A workshop at IPI’s Vienna office on April 3rd focused on confidence-building measures (CBMs) and how they have been used to reduce tensions and build trust between parties in several conflict situations throughout the world. It also briefly reflected on experience with CBMs in the Organization for Security and Co-operation in Europe (OSCE) area.
This event, held under the Chatham House rule of non-attribution, involved international experts and representatives of OSCE-participating states such as Eugin Carpov, Deputy Prime Minister of Moldova, and Vladimir Yastrebchak, the Chief Negotiator for Transdniestria.
Participants outlined both top-down and bottom-up approaches to increase confidence and repair distorted relationships between parties. They underlined the importance of political will, and taking a “leap of faith” that should be reciprocated. It was stressed that CBMs are a process, and cannot be prejudiced by a pre-conceived result.
“The main issue is trust,” said one participant.
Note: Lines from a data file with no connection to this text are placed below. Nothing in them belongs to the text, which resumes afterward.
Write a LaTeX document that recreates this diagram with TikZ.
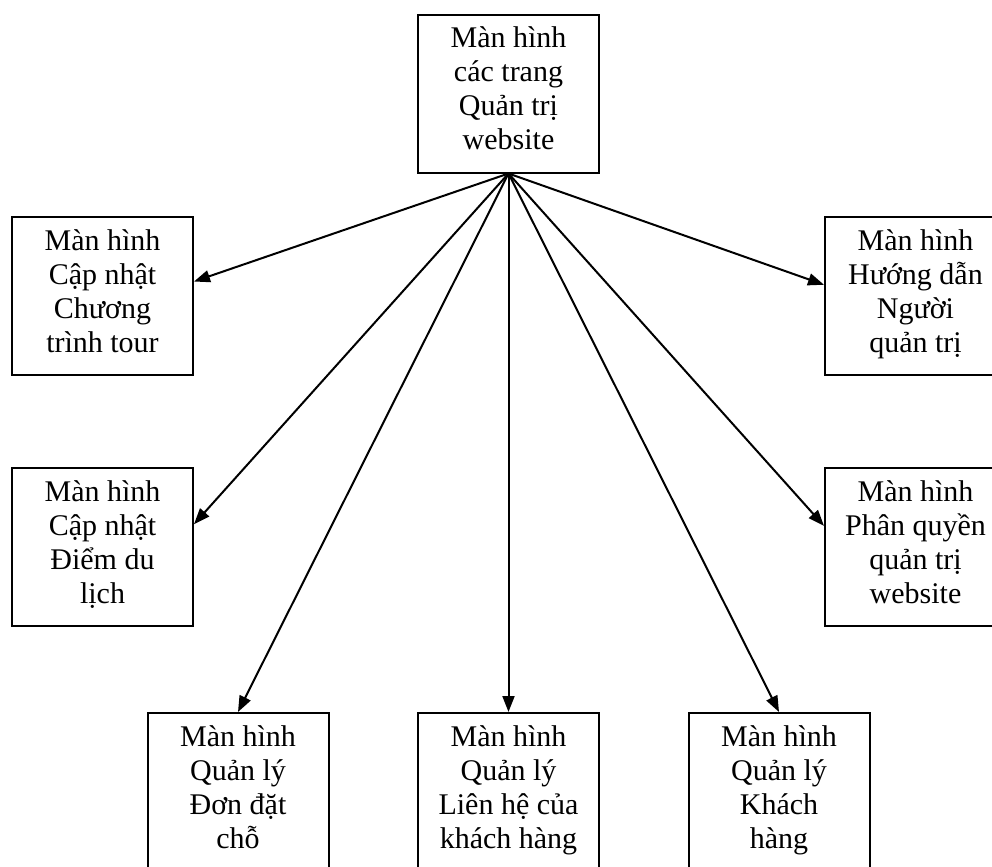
\documentclass[tikz,border=0pt]{standalone}
\usepackage{fontspec}
\setmainfont{Liberation Serif}
\usetikzlibrary{arrows.meta}
\tikzset{
  screen/.style={draw,line width=1pt,minimum width=90.5pt,minimum height=79pt,
    inner sep=0pt,align=center,font=\fontsize{15}{17}\selectfont,
    execute at begin node=\strut,execute at end node=\strut},
  link/.style={-{Triangle[length=8pt,width=6pt]},line width=1pt}
}
\begin{document}
\begin{tikzpicture}[x=0.5pt,y=-0.5pt]
                    \useasboundingbox (0,0) rectangle (992,867);
                    \node[screen] (admin) at (508.5,93.5) {Màn hình\\các trang\\Quản trị\\website};
                    \node[screen] (tour) at (102.5,296) {Màn hình\\Cập nhật\\Chương\\trình tour};
                    \node[screen] (place) at (102.5,547) {Màn hình\\Cập nhật\\Điểm du\\lịch};
                    \node[screen] (guide) at (915.5,296) {Màn hình\\Hướng dẫn\\Người\\quản trị};
                    \node[screen] (rights) at (915.5,547) {Màn hình\\Phân quyền\\quản trị\\website};
                    \node[screen] (booking) at (238,792) {Màn hình\\Quản lý\\Đơn đặt\\chỗ};
                    \node[screen] (contact) at (508.5,792) {Màn hình\\Quản lý\\Liên hệ của\\khách hàng};
                    \node[screen] (customer) at (779,792) {Màn hình\\Quản lý\\Khách\\hàng};
                    \draw[link] (admin.south) -- (tour.9);
                    \draw[link] (admin.south) -- (place.14);
                    \draw[link] (admin.south) -- (guide.173);
                    \draw[link] (admin.south) -- (rights.167);
                    \draw[link] (admin.south) -- (booking.north);
                    \draw[link] (admin.south) -- (contact.north);
                    \draw[link] (admin.south) -- (customer.north);
                \end{tikzpicture}
\end{document}
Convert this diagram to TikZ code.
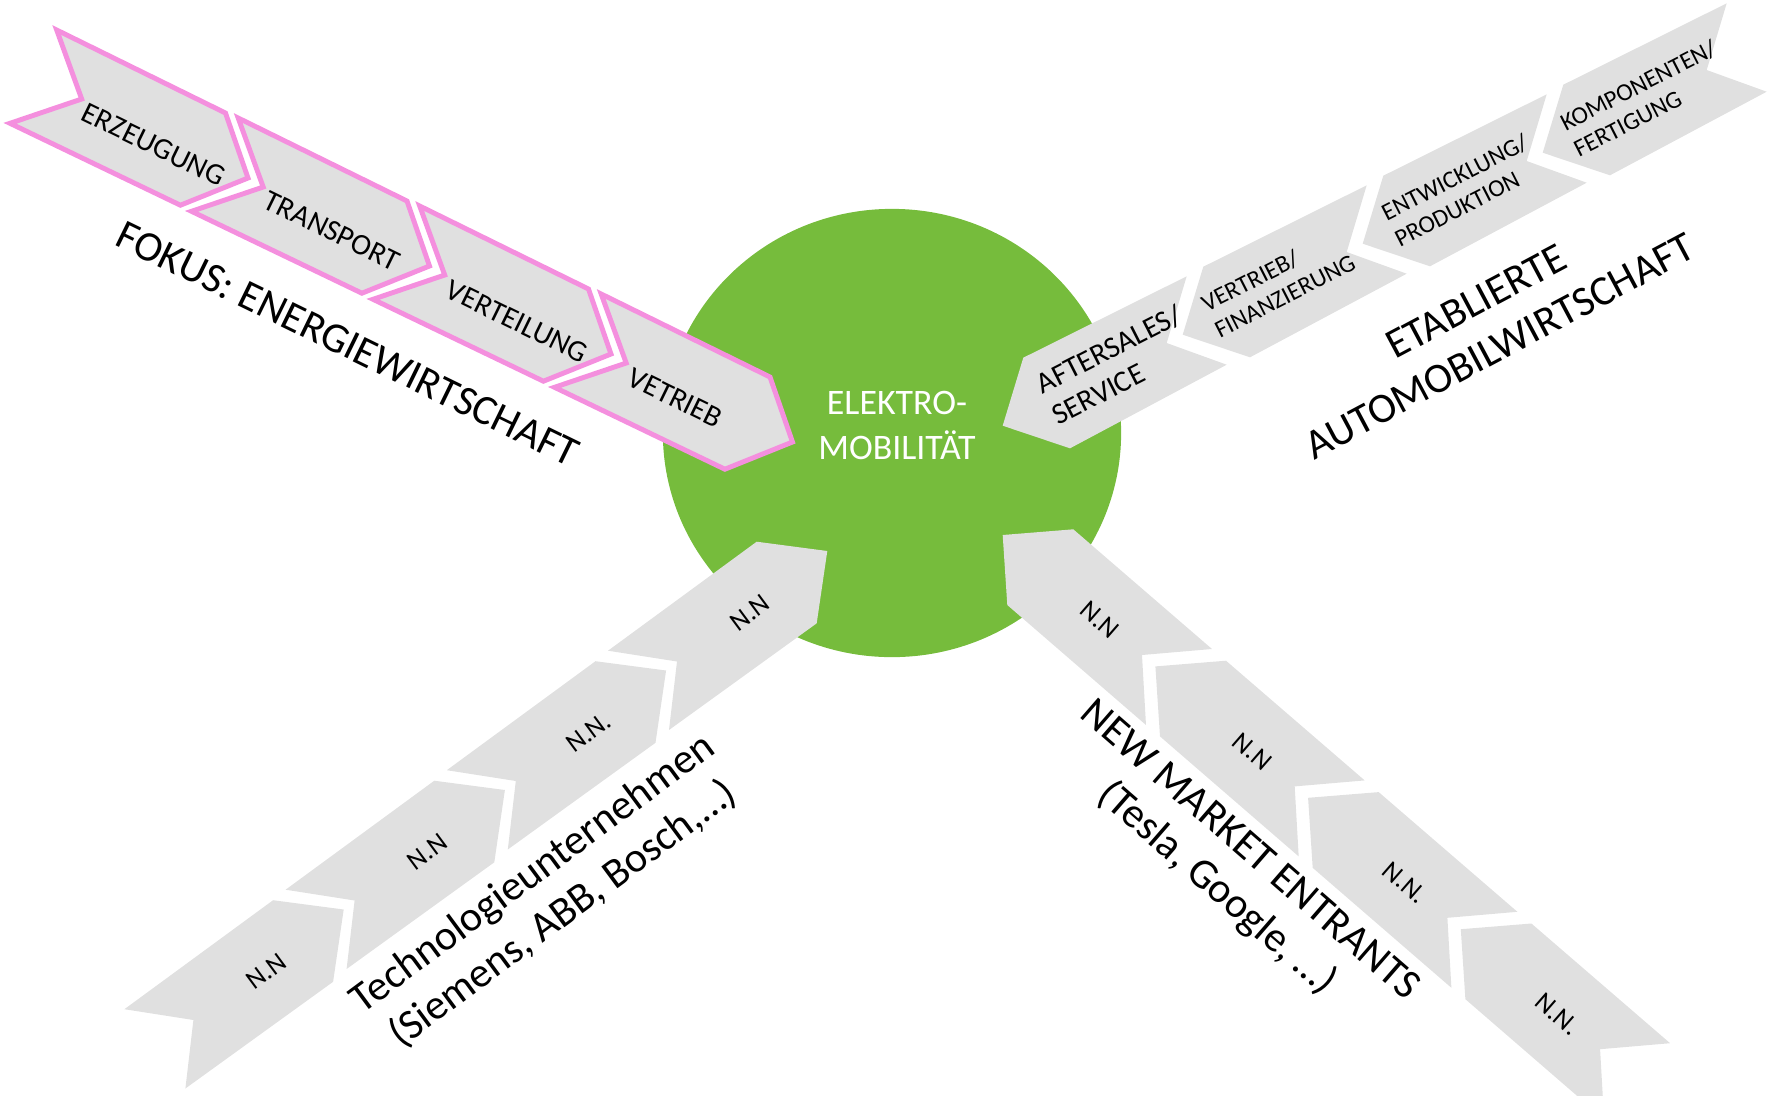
\documentclass[tikz,border=0pt]{standalone}
\usepackage{fontspec}
\setmainfont{Carlito}
\usepackage{tikz}
\definecolor{emgreen}{RGB}{118,188,60}
\definecolor{chevgray}{RGB}{224,224,224}
\definecolor{chevpink}{RGB}{244,143,222}
\def\chevfont{\fontsize{8.5pt}{10pt}\selectfont}
\def\trfont{\fontsize{7pt}{8.3pt}\selectfont}
\def\trbigfont{\fontsize{8.5pt}{10pt}\selectfont}
\def\nnfont{\fontsize{7.7pt}{9pt}\selectfont}
\def\titlefont{\fontsize{12pt}{14.4pt}\selectfont}
\def\hubfont{\fontsize{10.2pt}{12.8pt}\selectfont}
\tikzset{
	pinkchev/.style={fill=chevgray, draw=chevpink, line width=1.4pt, line join=miter},
	graychev/.style={fill=chevgray, draw=none},
	tllabel/.style={rotate=-26, anchor=north west, inner sep=0pt, font=\chevfont},
	trlabel/.style={rotate=27, anchor=north west, inner sep=0pt, align=left, font=\trfont},
	bllabel/.style={rotate=36.5, inner sep=0pt, font=\nnfont},
	brlabel/.style={rotate=-41, inner sep=0pt, font=\nnfont},
	biglabel/.style={inner sep=0pt, align=center, font=\titlefont}
}

\begin{document}
\begin{tikzpicture}[x=0.01cm, y=-0.01cm]
	%%%%% START %%%%%
	\useasboundingbox (0,0) rectangle (1768,1096);
	
	\fill[emgreen] (892,433) ellipse [x radius=2.29cm, y radius=2.24cm];
	\node[white, inner sep=0pt, align=center, font=\hubfont] (hub) at (897,425) {ELEKTRO-\\MOBILIT\"AT};
	
	% energiewirtschaft
	\draw[pinkchev] (56.7,30) -- (225.5,113) -- (248,178) -- (180.4,205.2) -- (10,123.3) -- (81.7,99) -- cycle;
	\draw[pinkchev, shift={(181.5,88)}] (56.7,30) -- (225.5,113) -- (248,178) -- (180.4,205.2) -- (10,123.3) -- (81.7,99) -- cycle;
	\draw[pinkchev, shift={(363,176)}] (56.7,30) -- (225.5,113) -- (248,178) -- (180.4,205.2) -- (10,123.3) -- (81.7,99) -- cycle;
	\draw[pinkchev, shift={(544.5,264)}] (56.7,30) -- (225.5,113) -- (248,178) -- (180.4,205.2) -- (10,123.3) -- (81.7,99) -- cycle;
	
	\node[tllabel] (erzeugung) at (88,101) {ERZEUGUNG};
	\node[tllabel] (transport) at (270,189) {TRANSPORT};
	\node[tllabel] (verteilung) at (452,278) {VERTEILUNG};
	\node[tllabel] (vetrieb) at (634,366) {VETRIEB};
	\node[biglabel, rotate=-26] (fokus) at (348,344) {FOKUS: ENERGIEWIRTSCHAFT};
	
	% automobilwirtschaft
	\fill[graychev] (1002.7,425.7) -- (1023.3,357.7) -- (1186.7,276.3) -- (1166.7,343) -- (1226.7,364.7) -- (1070,448.3) -- cycle;
	\fill[graychev, shift={(180,-91)}] (1002.7,425.7) -- (1023.3,357.7) -- (1186.7,276.3) -- (1166.7,343) -- (1226.7,364.7) -- (1070,448.3) -- cycle;
	\fill[graychev, shift={(360,-182)}] (1002.7,425.7) -- (1023.3,357.7) -- (1186.7,276.3) -- (1166.7,343) -- (1226.7,364.7) -- (1070,448.3) -- cycle;
	\fill[graychev, shift={(540,-273)}] (1002.7,425.7) -- (1023.3,357.7) -- (1186.7,276.3) -- (1166.7,343) -- (1226.7,364.7) -- (1070,448.3) -- cycle;
	
	\node[trlabel, font=\trbigfont] (aftersales) at (1032.4,375.2) {AFTERSALES/\\SERVICE};
	\node[trlabel] (finanzierung) at (1198.1,296.7) {VERTRIEB/\\FINANZIERUNG};
	\node[trlabel] (produktion) at (1378.1,205.7) {ENTWICKLUNG/\\PRODUKTION};
	\node[trlabel] (fertigung) at (1557.1,116) {KOMPONENTEN/\\FERTIGUNG};
	\node[biglabel, rotate=28] (etabliert) at (1488,324) {ETABLIERTE\\AUTOMOBILWIRTSCHAFT};
	
	% technologieunternehmen
	\fill[graychev] (756.7,541.7) -- (827.3,551) -- (816.7,623.3) -- (669,730) -- (677,661.5) -- (608,650.7) -- cycle;
	\fill[graychev, shift={(-161.2,119.5)}] (756.7,541.7) -- (827.3,551) -- (816.7,623.3) -- (669,730) -- (677,661.5) -- (608,650.7) -- cycle;
	\fill[graychev, shift={(-322.4,239)}] (756.7,541.7) -- (827.3,551) -- (816.7,623.3) -- (669,730) -- (677,661.5) -- (608,650.7) -- cycle;
	\fill[graychev, shift={(-483.6,358.5)}] (756.7,541.7) -- (827.3,551) -- (816.7,623.3) -- (669,730) -- (677,661.5) -- (608,650.7) -- cycle;
	
	\node[bllabel] (tech1) at (750,613) {N.N};
	\node[bllabel] (tech2) at (588.8,732.5) {N.N.};
	\node[bllabel] (tech3) at (427.6,852) {N.N};
	\node[bllabel] (tech4) at (266.4,971.5) {N.N};
	\node[biglabel, rotate=36.5] (technologie) at (548,894) {Technologieunternehmen\\(Siemens, ABB, Bosch,\ldots)};
	
	% new market entrants
	\fill[graychev] (1002.7,535) -- (1073.3,529.3) -- (1212,649) -- (1142,655) -- (1146,725) -- (1007.3,605) -- cycle;
	\fill[graychev, shift={(152.7,131.4)}] (1002.7,535) -- (1073.3,529.3) -- (1212,649) -- (1142,655) -- (1146,725) -- (1007.3,605) -- cycle;
	\fill[graychev, shift={(305.4,262.8)}] (1002.7,535) -- (1073.3,529.3) -- (1212,649) -- (1142,655) -- (1146,725) -- (1007.3,605) -- cycle;
	\fill[graychev, shift={(458.1,394.2)}] (1002.7,535) -- (1073.3,529.3) -- (1212,649) -- (1142,655) -- (1146,725) -- (1007.3,605) -- cycle;
	
	\node[brlabel] (entrant1) at (1099.5,620) {N.N};
	\node[brlabel] (entrant2) at (1252.2,751.4) {N.N};
	\node[brlabel] (entrant3) at (1404.9,882.8) {N.N.};
	\node[brlabel] (entrant4) at (1557.6,1014.2) {N.N.};
	\node[biglabel, rotate=-41] (entrants) at (1232.5,870.5) {NEW MARKET ENTRANTS\\(Tesla, Google, \ldots)};
	
	%%%%% END %%%%%
\end{tikzpicture}
\end{document}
He pointed out how the word “confidence” in English has a double meaning: either positive, in the sense of building trust, or derogatory in the sense of con men and con tricks. “We have to move from confidence tricks to confidence measures,” he said.
“In order to build trust, parties have to demonstrate their own trustworthiness,” observed another participant.
The workshop–which took place on the eve of the “5+2” settlement negotiations involving Moldova, Transdniestria, the OSCE, Russia, and Ukraine, plus the United States and the European Union–also reviewed the process of building confidence between Moldova and the break-away region of Transdniestria over the past twenty years.
It was the first in a series of IPI workshops designed to focus on issues related to the OSCE.